Background: I was trying to solving this question:
Find $\frac{1}{x}$, if $x \in(-1,3)-\{0\}$.
I know that I can solve the question by drawing the graph of the function, $\frac{1}{x}$, then I should find the values of the function at $-1$ and $3$, then I should "look" for the values the function assumes between the two values.
But this method is impractical; what if the function is not easily "graphable"? How should one proceed then?
That's why I tried to find algebraic method to solve this question and hence this type of questions.
I tried to solve it, algebraically, like this:
I know that domain of a inverse function is equal to the range of the function. So to find the range of $f(x)\frac{1}{x}$, with the restriction, I should first find the inverse of the function.

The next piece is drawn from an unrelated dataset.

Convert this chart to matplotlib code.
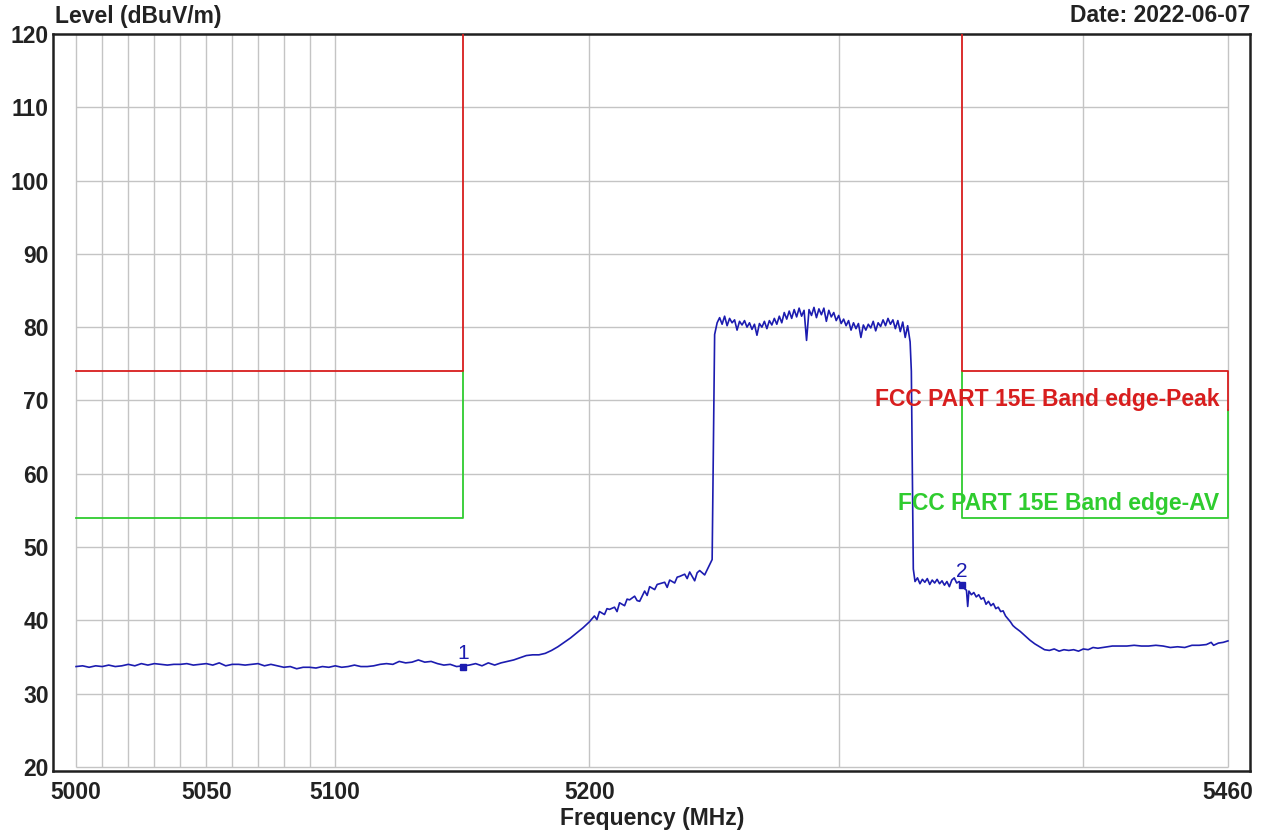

The inverse of the function is $f^{-1}(x)=\frac{1}{x}$, with $x, f^{-1}(x)\not= 0 $ and $f^{-1}(x) \in(-1,3)$.
Now all I have to do is to find Domain of this new function. But I don't know how to proceed from here. And this method is also impractical, because not every function is one to one function.
Question: The question is how to find range of a function with restricted domain, algebraically? Note that I am not asking how to solve that particular question of finding $\frac{1}{x}…$, but what I am asking is methods to solve this type of questions, algebraically.
Best Answer
This is a problem that requires that you stretch your intuition.
Let $f(x) = (1/x).$
Then, $f(-1) = (-1).$
Further, as $x$ goes from $(-1)$ towards $0$ [i.e. approaches $0$ from below], $f(x)$ goes to $-\infty.$
Similarly, $f(3) = (1/3)$
and as $x$ goes from $(3)$ towards $0$, $f(x)$ goes to $+\infty.$
So, the range of the function, in the domain $\{x: -1 < x < 3, x \neq 0\}$, is
$(-\infty, -1) \bigcup (1/3, \infty)$.
That is, the range is $\{x < -1\} \bigcup \{1/3 < x\}.$
This should help you graph the function.